Chaos Game
A simple geometric rule generating intricate fractal patterns. Plot a point, pick a random vertex of a polygon, and plot the next point at a fixed fraction of the distance towards it. Repeat thousands of times. Out of randomness emerges perfect structure.
The Algorithm
The Chaos Game is a method of generating fractals using a simple iterative process. First, define a regular polygon with $n$ vertices. Then, pick a random starting point anywhere on the plane.

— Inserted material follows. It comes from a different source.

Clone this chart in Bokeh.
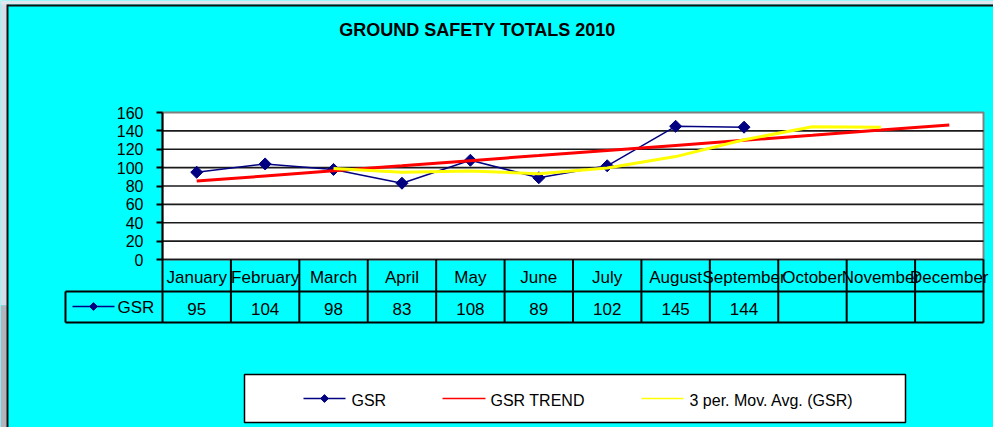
import math
import numpy as np
from bokeh.plotting import figure
from bokeh.models import Range1d, FixedTicker
from bokeh.core.properties import value
from bokeh.embed import file_html
from bokeh.resources import INLINE

# ---------------- data ----------------
months = ["January", "February", "March", "April", "May", "June", "July",
          "August", "September", "October", "November", "December"]
gsr = [95, 104, 98, 83, 108, 89, 102, 145, 144, None, None, None]
gsr_trend = [85.4, 90.9, 96.5, 102.0, 107.6, 113.1, 118.7, 124.2, 129.8, 135.3, 140.9, 146.4]
gsr_mov_avg = [None, None, 99.0, 95.0, 96.3, 93.3, 99.7, 112.0, 130.3, 144.5, 144.0, None]
y_ticks = [0, 20, 40, 60, 80, 100, 120, 140, 160]
title_text = "GROUND SAFETY TOTALS 2010"
series_name = "GSR"
legend_labels = ["GSR", "GSR TREND", "3 per. Mov. Avg. (GSR)"]

# ---------------- layout (page pixels) ----------------
W, H = 993, 427
ORIGIN = 0
PX_LEFT, PX_RIGHT, PX_ZERO, PX_TOP = 162, 983, 259, 112
SX = (PX_RIGHT - PX_LEFT) / len(months)
SY = (PX_ZERO - PX_TOP) / (y_ticks[-1] - y_ticks[0])


def X(px):
    return (px - PX_LEFT) / SX


def Y(py):
    return (PX_ZERO - py) / SY


CYAN = "#00FFFF"
NAVY = "#000080"
RED = "#FF0000"
YELLOW = "#FFFF00"
FONT = value("Liberation Sans")

p = figure(width=W, height=H, output_backend="svg", toolbar_location=None,
           x_range=Range1d(X(ORIGIN), X(ORIGIN + W)),
           y_range=Range1d(Y(ORIGIN + H), Y(ORIGIN)),
           x_axis_location=None, min_border=0,
           background_fill_color=CYAN, border_fill_color=CYAN,
           outline_line_color=None)
p.grid.visible = False

# window surroundings (left/top strips and chart-area border)
p.quad(left=X(0), right=X(7), top=Y(0), bottom=Y(305), fill_color="#d9dde9", line_color=None)
p.quad(left=X(0), right=X(7), top=Y(305), bottom=Y(427), fill_color="#b4b4be", line_color=None)
p.quad(left=X(0), right=X(993), top=Y(0), bottom=Y(4), fill_color="#e2e6ef", line_color=None)
p.segment(x0=[X(7), X(7)], x1=[X(7), X(993)], y0=[Y(4), Y(5)], y1=[Y(427), Y(5)],
          line_color="#111111", line_width=2)

# y axis through the plot-area left edge
ax = p.yaxis[0]
ax.fixed_location = 0
ax.bounds = (y_ticks[0], y_ticks[-1])
ax.ticker = FixedTicker(ticks=y_ticks)
ax.minor_tick_line_color = None
ax.major_tick_in = 0
ax.major_tick_out = 6
ax.major_tick_line_width = 2
ax.major_tick_line_color = "black"
ax.axis_line_width = 2
ax.axis_line_color = "black"
ax.major_label_standoff = 13
ax.major_label_text_font = "Liberation Sans"
ax.major_label_text_font_size = "16px"
ax.major_label_text_color = "black"

n = len(months)
xs = [i + 0.5 for i in range(n)]

# plot area
p.quad(left=0, right=n, bottom=y_ticks[0], top=y_ticks[-1],
       fill_color="white", line_color="#808080", line_width=2)
# gridlines
p.segment(x0=[0] * (len(y_ticks) - 1), x1=[n] * (len(y_ticks) - 1),
          y0=y_ticks[:-1], y1=y_ticks[:-1], line_color="#1a1a1a", line_width=1.6)

# series
gsr_arr = np.array(gsr, dtype=float)
p.line(xs, gsr_arr, line_color=NAVY, line_width=1.5)
p.scatter(xs, gsr_arr, marker="square", angle=math.pi / 4, size=8.5,
          fill_color=NAVY, line_color=NAVY)
p.line(xs, gsr_trend, line_color=RED, line_width=3)
p.line(xs, np.array(gsr_mov_avg, dtype=float), line_color=YELLOW, line_width=3)

# title
p.text(x=[X(477)], y=[Y(29)], text=[title_text], text_font=FONT,
       text_font_size="18px", text_font_style="bold", text_color="black",
       text_align="center", text_baseline="middle")

# data table
ROW_TOP, ROW_MID, ROW_BOT, HEAD_LEFT = 259, 291, 322, 65
p.segment(x0=[X(HEAD_LEFT), X(HEAD_LEFT)], x1=[n, n],
          y0=[Y(ROW_MID), Y(ROW_BOT)], y1=[Y(ROW_MID), Y(ROW_BOT)],
          line_color="black", line_width=2)
p.segment(x0=list(range(n + 1)), x1=list(range(n + 1)),
          y0=[Y(ROW_TOP)] * (n + 1), y1=[Y(ROW_BOT)] * (n + 1),
          line_color="black", line_width=2)
p.segment(x0=[X(HEAD_LEFT)], x1=[X(HEAD_LEFT)], y0=[Y(ROW_MID)], y1=[Y(ROW_BOT)],
          line_color="black", line_width=2)
p.text(x=xs, y=[Y(277)] * n, text=months, text_font=FONT, text_font_size="17px",
       text_color="black", text_align="center", text_baseline="middle")
vx = [xs[i] for i, v in enumerate(gsr) if v is not None]
vt = [str(v) for v in gsr if v is not None]
p.text(x=vx, y=[Y(308)] * len(vx), text=vt, text_font=FONT, text_font_size="17px",
       text_color="black", text_align="center", text_baseline="middle")
# row header
p.segment(x0=[X(72)], x1=[X(114)], y0=[Y(306)], y1=[Y(306)], line_color=NAVY, line_width=1.5)
p.scatter([X(93)], [Y(306)], marker="square", angle=math.pi / 4, size=5.5,
          fill_color=NAVY, line_color=NAVY)
p.text(x=[X(117)], y=[Y(307)], text=[series_name], text_font=FONT, text_font_size="17px",
       text_color="black", text_align="left", text_baseline="middle")

# legend
p.quad(left=X(244), right=X(905), bottom=Y(422), top=Y(374),
       fill_color="white", line_color="black", line_width=1.5)
key_px = [(303, 345), (442, 485), (641, 683)]
label_px = [351, 490, 689]
colors = [NAVY, RED, YELLOW]
LY = 398
for (a, b), lx, c, lab in zip(key_px, label_px, colors, legend_labels):
    p.segment(x0=[X(a)], x1=[X(b)], y0=[Y(LY)], y1=[Y(LY)], line_color=c, line_width=1.5)
    p.text(x=[X(lx)], y=[Y(LY + 2)], text=[lab], text_font=FONT, text_font_size="16px",
           text_color="black", text_align="left", text_baseline="middle")
p.scatter([X(324)], [Y(LY)], marker="square", angle=math.pi / 4, size=5.5,
          fill_color=NAVY, line_color=NAVY)

open("out.html", "w").write(file_html(p, INLINE))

In each step, choose one of the polygon's vertices at random. Plot a new point at a specific fraction $r$ of the distance from the current point to the chosen vertex. The new point becomes the starting point for the next iteration.
Sierpinski Triangle
The most famous example is generated by a triangle ($n=3$) with a distance fraction of $r=0.5$. Despite the randomness of the vertex choices, the sequence of points will inevitably trace out the Sierpinski triangle. Any point outside the fractal will quickly be drawn into it within a few iterations.
Restrictions
If we increase the number of vertices, say to a square ($n=4$) with $r=0.5$, the points will eventually fill the entire interior uniformly. To generate fractals with higher-order polygons, we must introduce rules restricting which vertex can be chosen next:
- Cannot pick same vertex twice: For $n=4$, $r=0.5$, this produces a fractal resembling a Sierpinski carpet variant.
- Cannot pick adjacent vertex: The previously chosen vertex and its immediate neighbours are excluded.
Experimenting with the number of vertices, the distance fraction, and these exclusion rules reveals a vast family of intricate, self-similar attractors emerging entirely from constrained random walks.